Humildad y caridad: dos movimientos del mismo corazón
La genialidad de las enseñanzas de Jesús reside en conectar estos dos movimientos –la humildad personal y la caridad práctica– como expresiones de la misma realidad espiritual. La humildad sin caridad permanece centrada en uno mismo, convirtiéndose potencialmente en una forma de orgullo espiritual. La caridad sin humildad puede volverse paternalista o manipuladora, satisfaciendo nuestra necesidad de sentirnos útiles en lugar de satisfacer genuinamente las necesidades de los demás.
La verdadera humildad nos abre a ver a los jóvenes, no como proyectos que hay que arreglar o materia prima para nuestros programas, sino como hijos amados de Dios con dignidad intrínseca y dones únicos. Este reconocimiento conduce naturalmente a la acción caritativa, no a la caridad como piedad o condescendencia, sino a la caridad como reconocimiento de nuestra interconexión fundamental y necesidad mutua.
Conclusión: La invitación radical
La enseñanza de Jesús en la cena del fariseo nos lanza una invitación radical a todos nosotros: encontrar nuestra identidad, no en el reconocimiento que recibimos, sino en el amor que damos; no en los honores que se nos otorgan, sino en nuestro fiel servicio a aquellos que no pueden recompensarnos. Para los educadores y animadores juveniles, esta invitación se convierte tanto en un desafío como en una promesa: el desafío de examinar nuestras motivaciones más profundas y la convicción de que el servicio fiel, incluso cuando pasa desapercibido o no se aprecia, participa en la obra transformadora de Dios en el mundo.

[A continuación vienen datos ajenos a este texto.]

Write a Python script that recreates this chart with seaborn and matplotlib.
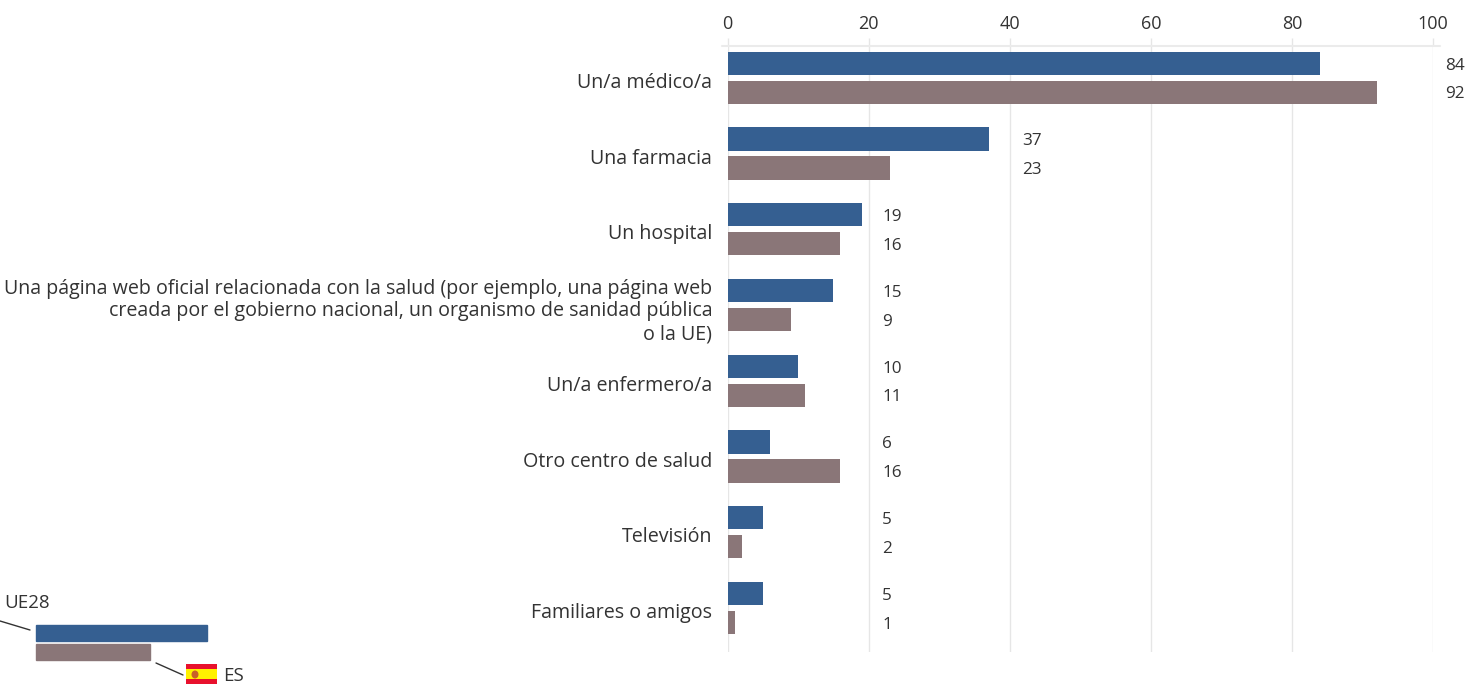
import matplotlib
matplotlib.use("Agg")
import matplotlib.pyplot as plt
from matplotlib.patches import Rectangle, Ellipse
from matplotlib.transforms import ScaledTranslation
import pandas as pd
import seaborn as sns

categories = [
    "Un/a médico/a",
    "Una farmacia",
    "Un hospital",
    "Una página web oficial relacionada con la salud (por ejemplo, una página web\n"
    "creada por el gobierno nacional, un organismo de sanidad pública\n"
    "o la UE)",
    "Un/a enfermero/a",
    "Otro centro de salud",
    "Televisión",
    "Familiares o amigos",
]
ue28 = [84, 37, 19, 15, 10, 6, 5, 5]
es = [92, 23, 16, 9, 11, 16, 2, 1]

BLUE = "#355F91"
BROWN = "#8A7678"
GRID = "#E6E6E6"
TEXT = "#333333"
W, H = 1480, 684

sns.set_theme(style="white")
plt.rcParams["font.family"] = ["Open Sans", "DejaVu Sans"]

df = pd.DataFrame({"cat": categories, "UE28": ue28, "ES": es})
df = df.melt(id_vars="cat", var_name="serie", value_name="valor")

fig = plt.figure(figsize=(W / 100, H / 100), dpi=100)
ax = fig.add_axes([727.5 / W, 1 - 652 / H, 705.5 / W, 606 / H])
sns.barplot(data=df, y="cat", x="valor", hue="serie", order=categories,
            hue_order=["UE28", "ES"], palette=[BLUE, BROWN], width=0.766,
            gap=0.2, saturation=1, linewidth=0, legend=False, zorder=3, ax=ax)

ax.set_xlim(0, 100)
ax.set_ylim(7.58, -0.42)
ax.set_xlabel("")
ax.set_ylabel("")
ax.xaxis.tick_top()
ax.set_xticks(range(0, 101, 20))
ax.tick_params(axis="x", length=5.5, width=1, color=GRID, pad=4, labelsize=13, labelcolor=TEXT)
ax.tick_params(axis="y", length=0, pad=11, labelsize=14.1, labelcolor=TEXT)
# bajar un poco las etiquetas
shift = ScaledTranslation(0, -2.5 / 100, fig.dpi_scale_trans)
for lab in ax.get_yticklabels():
    lab.set_linespacing(1.18)
    lab.set_transform(lab.get_transform() + shift)
ax.grid(axis="x", color=GRID, lw=1, zorder=0)
for s in ["right", "left", "bottom", "top"]:
    ax.spines[s].set_visible(False)
# linea superior, sobresale un poco del eje
ax.plot([-0.8, 101], [-0.42, -0.42], color="#EBEBEB", lw=1.5, clip_on=False, zorder=2)

# etiquetas de valor: columna segun el mayor del grupo
for i, (a, b) in enumerate(zip(ue28, es)):
    m = max(a, b)
    lx = 101.7 if m > 40 else (41.8 if m > 20 else 21.9)
    for v, off in [(a, -0.19), (b, 0.19)]:
        ax.annotate(str(v), (lx, i + off), xytext=(0, -1.5), textcoords="offset points",
                    va="center", ha="left", fontsize=12.3, color=TEXT, annotation_clip=False)

# leyenda dibujada a mano, en pixeles
lg = fig.add_axes([0, 0, 1, 1], facecolor="none")
lg.set_xlim(0, W)
lg.set_ylim(H, 0)
lg.axis("off")
lg.add_patch(Rectangle((36, 625), 171, 16, color=BLUE))
lg.add_patch(Rectangle((36, 644), 114, 16, color=BROWN))
lg.plot([0, 30], [621, 630], color="#333333", lw=1)
lg.plot([156, 183], [663, 675], color="#333333", lw=1)
lg.text(4, 603, "UE28", fontsize=13.5, color=TEXT, va="center", ha="left")
lg.text(223, 676, "ES", fontsize=13.5, color=TEXT, va="center", ha="left")
lg.add_patch(Rectangle((186, 664), 31, 20, color="#E8112D", lw=0))
lg.add_patch(Rectangle((186, 669), 31, 10, color="#FFF200", lw=0))
lg.add_patch(Ellipse((195, 674.5), 7, 8, color="#C8602A", lw=0))

fig.savefig("out.png", dpi=100)
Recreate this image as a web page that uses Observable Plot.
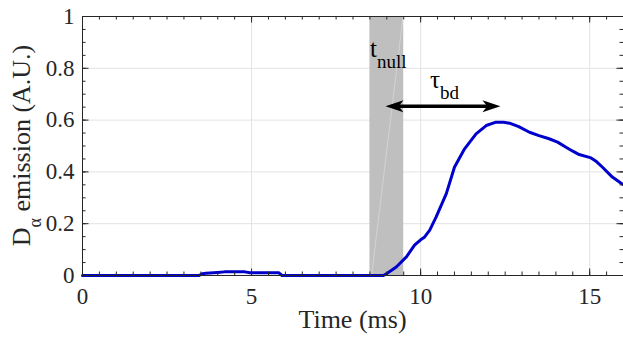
<!DOCTYPE html>
<html><head><meta charset="utf-8">
<script src="https://cdn.jsdelivr.net/npm/d3@7"></script>
<script src="https://cdn.jsdelivr.net/npm/@observablehq/plot@0.6"></script>
<style>body{margin:0;background:#fff}#chart svg{display:block}</style>
</head><body><div id="chart"></div>
<script>
// ---- data ----
const time = [0, 3.45, 3.55, 3.65, 4.0, 4.2, 4.8, 4.95, 5.8, 5.9, 8.9, 9.0, 9.28, 9.58, 9.82, 10.0, 10.12, 10.27, 10.46, 10.76, 11.0, 11.3, 11.64, 11.94, 12.23, 12.45, 12.63, 12.9, 13.22, 13.5, 13.8, 14.05, 14.3, 14.5, 14.69, 15.04, 15.2, 15.38, 15.67, 15.92, 16];
const emission = [0, 0, 0.007, 0.009, 0.012, 0.014, 0.014, 0.011, 0.011, 0, 0, 0.008, 0.033, 0.072, 0.117, 0.138, 0.149, 0.175, 0.226, 0.316, 0.418, 0.489, 0.547, 0.579, 0.592, 0.592, 0.588, 0.575, 0.553, 0.54, 0.528, 0.515, 0.495, 0.48, 0.467, 0.454, 0.44, 0.418, 0.38, 0.357, 0.35];
const xTicks = [0, 5, 10, 15];
const xTickLabels = ["0", "5", "10", "15"];
const yTicks = [0, 0.2, 0.4, 0.6, 0.8, 1];
const yTickLabels = ["0", "0.2", "0.4", "0.6", "0.8", "1"];
const xMinor = d3.range(0, 16.001, 0.5);
const yMinor = d3.range(0, 1.0001, 0.05);
const xGrid = [5, 10, 15];
const yGrid = [0.2, 0.4, 0.6, 0.8];
const nullWindow = [{x1: 8.5, x2: 9.5, y1: 0, y2: 1}];
const nullStreak = [{x1: 8.55, y1: 0, x2: 9.48, y2: 1}];
const tauArrow = {x1: 8.96, x2: 12.36, y: 0.653};
const annotations = [
  {main: "t", sub: "null", x: 8.52, y: 0.842},
  {main: "τ", sub: "bd", x: 10.29, y: 0.723}
];

const W = 623, H = 339, mL = 82, mR = 0, mT = 16, mB = 64;
const pw = W - mL - mR, ph = H - mT - mB;
const axisColor = "#262626";
const font = "'Liberation Serif', 'Times New Roman', serif";
const data = time.map((t, i) => ({t, v: emission[i]}));

const headRight = {draw(ctx, size) { const r = Math.sqrt(size / Math.PI);
  ctx.moveTo(0, 0); ctx.lineTo(-3 * r, -r); ctx.lineTo(-2.2 * r, 0); ctx.lineTo(-3 * r, r); ctx.closePath(); }};
const headLeft = {draw(ctx, size) { const r = Math.sqrt(size / Math.PI);
  ctx.moveTo(0, 0); ctx.lineTo(3 * r, -r); ctx.lineTo(2.2 * r, 0); ctx.lineTo(3 * r, r); ctx.closePath(); }};

const plot = Plot.plot({
  width: W, height: H,
  marginLeft: mL, marginRight: mR, marginTop: mT, marginBottom: mB,
  style: {fontFamily: font, color: axisColor, background: "#fff", overflow: "visible"},
  x: {domain: [0, 16]},
  y: {domain: [0, 1]},
  marks: [
    Plot.ruleX(xGrid, {stroke: "#e3e3e3", strokeWidth: 1}),
    Plot.ruleY(yGrid, {stroke: "#e3e3e3", strokeWidth: 1}),
    Plot.rect(nullWindow, {x1: "x1", x2: "x2", y1: "y1", y2: "y2", fill: "#bfbfbf"}),
    Plot.link(nullStreak, {x1: "x1", y1: "y1", x2: "x2", y2: "y2", stroke: "#fff", strokeOpacity: 0.3, strokeWidth: 1}),
    Plot.line(data, {x: "t", y: "v", stroke: "#0000cc", strokeWidth: 3, strokeLinejoin: "round"}),
    // inward ticks on all four sides
    Plot.tickX(xMinor, {x: d => d, stroke: axisColor, insetTop: ph - 3.5}),
    Plot.tickX(xMinor, {x: d => d, stroke: axisColor, insetBottom: ph - 3.5}),
    Plot.tickX(xTicks, {x: d => d, stroke: axisColor, insetTop: ph - 6.5}),
    Plot.tickX(xTicks, {x: d => d, stroke: axisColor, insetBottom: ph - 6.5}),
    Plot.tickY(yMinor, {y: d => d, stroke: axisColor, insetRight: pw - 3.5}),
    Plot.tickY(yMinor, {y: d => d, stroke: axisColor, insetLeft: pw - 3.5}),
    Plot.tickY(yTicks, {y: d => d, stroke: axisColor, insetRight: pw - 6.5}),
    Plot.tickY(yTicks, {y: d => d, stroke: axisColor, insetLeft: pw - 6.5}),
    Plot.frame({stroke: axisColor, strokeWidth: 1}),
    Plot.axisX(xTicks, {tickSize: 0, tickPadding: 12, fontSize: 23, tickFormat: (d, i) => xTickLabels[i], label: null}),
    Plot.axisY(yTicks, {tickSize: 0, tickPadding: 8, fontSize: 23, tickFormat: (d, i) => yTickLabels[i], label: null}),
    // tau_bd double arrow
    Plot.link([tauArrow], {x1: d => d.x1 + 0.2, x2: d => d.x2 - 0.2, y1: "y", y2: "y", stroke: "#000", strokeWidth: 3.5}),
    Plot.dot([tauArrow], {x: "x1", y: "y", r: 6, symbol: headLeft, fill: "#000", stroke: "none"}),
    Plot.dot([tauArrow], {x: "x2", y: "y", r: 6, symbol: headRight, fill: "#000", stroke: "none"})
  ]
});

const svg = d3.select(plot);
const sx = plot.scale("x"), sy = plot.scale("y");

// annotations with subscripts
for (const a of annotations) {
  const t = svg.append("text")
    .attr("x", sx.apply(a.x)).attr("y", sy.apply(a.y)).attr("text-anchor", "start")
    .attr("font-family", font).attr("font-size", 25).attr("fill", "#000");
  t.append("tspan").text(a.main);
  t.append("tspan").attr("font-size", 19).attr("dy", 11).text(a.sub);
}

// x label
svg.append("text")
  .attr("x", mL + pw / 2).attr("y", 328)
  .attr("text-anchor", "middle").attr("font-family", font).attr("font-size", 26).attr("fill", axisColor)
  .text("Time (ms)");

// y label
const yl = svg.append("text")
  .attr("transform", `translate(30,${mT + ph / 2}) rotate(-90)`)
  .attr("text-anchor", "middle").attr("font-family", font).attr("font-size", 26).attr("fill", axisColor);
yl.append("tspan").text("D");
yl.append("tspan").attr("font-size", 18).attr("dy", 11).text("α");
yl.append("tspan").attr("dy", -11).text(" emission (A.U.)");

document.getElementById("chart").appendChild(plot);
</script>
</body></html>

Al elegir la humildad y practicar la caridad, no solo servimos a los jóvenes de manera más fructífera, sino que también encarnamos el mismo evangelio que tratamos de compartir. Nos convertimos en testigos vivos de una forma original, donde la grandeza se encuentra en el servicio, la belleza está en el don de uno mismo y la alegría se siente en el florecimiento de los demás. Esta es la evangelización más poderosa de todas: vidas que dan testimonio, con humildad gozosa y caridad genuina, de la realidad que proclaman.